La contemplación es algo mucho más fácil y natural de lo que se imagina
Es cierto que el hombre, incluso el más disipado, contempla activamente. Para darnos cuenta de esto, bastará que aclaremos qué es concretamente en la vida terrena y en el plano natural una contemplación.
¿Qué hace un hombre cuando se detiene en el camino para ver pasar un desfile militar o una procesión religiosa, para considerar un edificio o un panorama, para observar una escena particularmente grave o pintoresca de la vida cotidiana, para asistir a una obra de teatro? Contempla, esto es, fija la atención sobre determinado objeto, toma conocimiento de lo que en él hay de verdadero o de falso, de bueno o de malo; acepta, consiente, como que asimila en su alma la verdad y el bien; experimenta una disonancia, rechaza, opera una especie de purgación en sí mismo de lo malo que la cosa pueda haberle comunicado.
Viendo a seres relativos y contingentes, que tienen en sí el reflejo del Ser Absoluto, el hombre, por los canales de los sentidos, considera en los seres contingentes algo que existe absolutamente en Dios; como que se apropia de ese bien y, en el propio acto en que los considera, se identifica con este bien. En suma, hace un acto característicamente contemplativo, a pesar de estar marcado por las condiciones inseparables de esta vida terrena. Desgraciadamente, muchos hombres al realizar tales actos de contemplación, no se elevan en modo alguno hasta Dios, y se detienen en la fruición egoísta y circunscrita del ser relativo que tienen delante de sí.
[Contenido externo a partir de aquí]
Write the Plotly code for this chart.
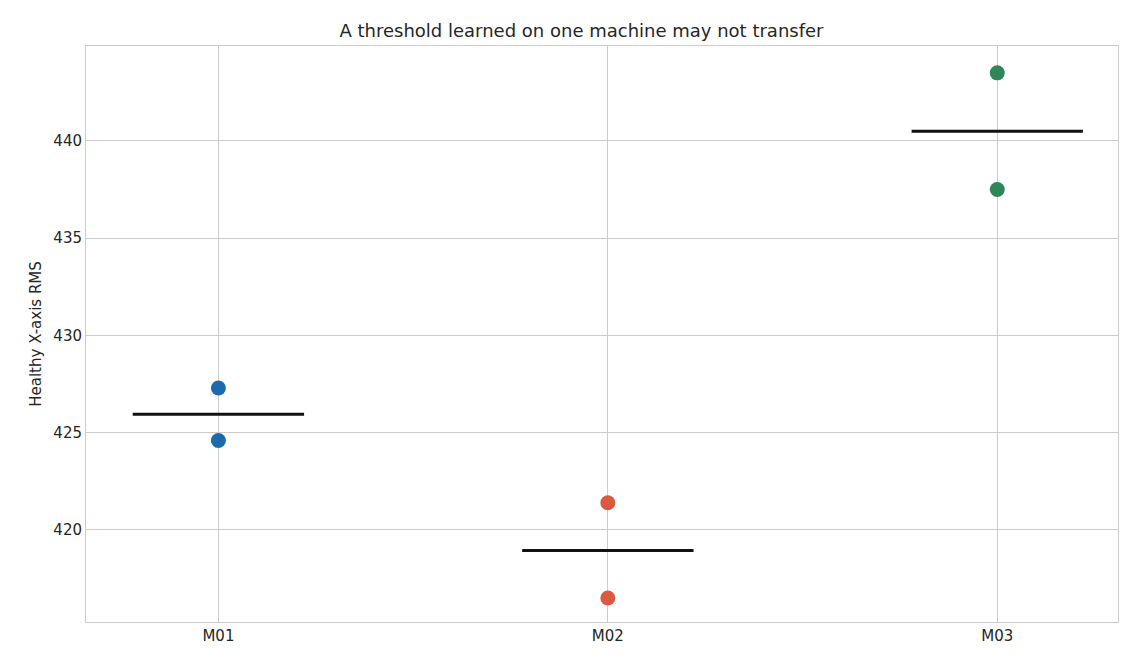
import plotly.graph_objects as go

machines = ["M01", "M02", "M03"]
values = [[427.3, 424.6], [421.4, 416.5], [443.5, 437.5]]
colors = ["#1b6aad", "#d95a41", "#2e8659"]

fig = go.Figure()
for i, (m, vals, c) in enumerate(zip(machines, values, colors)):
    fig.add_trace(go.Scatter(x=[i] * len(vals), y=vals, mode="markers",
                             marker=dict(color=c, size=15), showlegend=False))
    mean = sum(vals) / len(vals)
    fig.add_trace(go.Scatter(x=[i - 0.22, i + 0.22], y=[mean, mean], mode="lines",
                             line=dict(color="#111111", width=3), showlegend=False))

fig.update_layout(
    width=1147, height=665, plot_bgcolor="white", paper_bgcolor="white",
    margin=dict(l=78, r=37, t=38, b=51),
    font=dict(family="DejaVu Sans", size=15, color="#262626"),
    title=dict(text="A threshold learned on one machine may not transfer", x=0.5, xanchor="center",
               y=0.975, font=dict(size=18)),
)
fig.update_xaxes(range=[-0.34, 2.31], tickvals=[0, 1, 2], ticktext=machines,
                 showgrid=True, gridcolor="#cccccc", showline=True, linecolor="#cccccc",
                 mirror=True, zeroline=False)
fig.update_yaxes(range=[415.27, 444.88], dtick=5, title_text="Healthy X-axis RMS",
                 title_font=dict(size=15), title_standoff=8,
                 showgrid=True, gridcolor="#cccccc", showline=True, linecolor="#cccccc",
                 mirror=True, zeroline=False)
fig.write_html("out.html")
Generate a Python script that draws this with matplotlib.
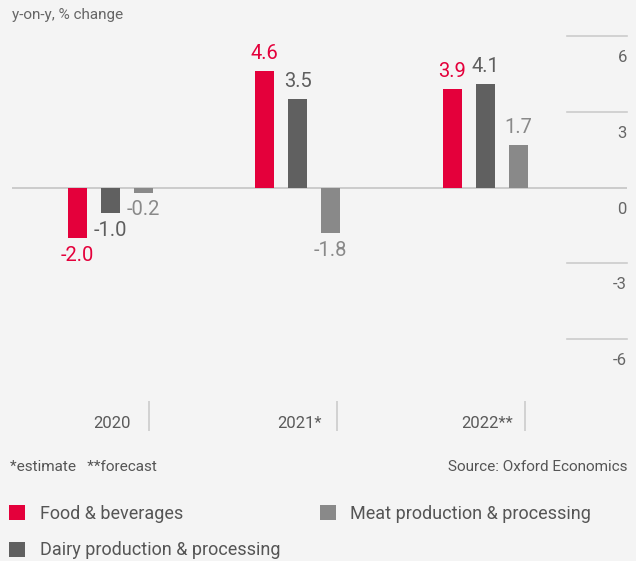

Muchas veces su conocimiento es vicioso, y da acogida al error y no a la verdad; la contemplación los lleva a asimilar el mal y no el bien. Es que, evidentemente, así como hay contemplaciones buenas, hay también contemplaciones malas. Son los triunfos del mundo, del demonio y de la carne. No obstante todo esto, la acción que realizan es esencialmente contemplativa. A pesar de que pueda ser meramente natural, y esto constituye una afirmación de que hay en el hombre una vivaz veta de contemplación. Esa contemplación trae necesariamente como consecuencia la alabanza, o bien su antítesis que es la blasfemia: pues en la tierra, como en el cielo, como en el infierno, el hombre es, como dijimos, exclamativo, es decir, propenso a comunicar lo que lleva en el alma. Y esto conduce al servicio, pues el hombre sirve naturalmente a aquello que ama: la Ciudad de Dios o la Ciudad del Demonio, la verdad o el error, el bien o el mal.
Y es de esta manera que el alma humana realiza desde esta tierra, para su salvación o para su condenación, las grandes operaciones que será llevada a realizar por toda la eternidad. Claro está que la contemplación, en la medida en que es hecha a la luz de la fe, es una operación animada por la gracia.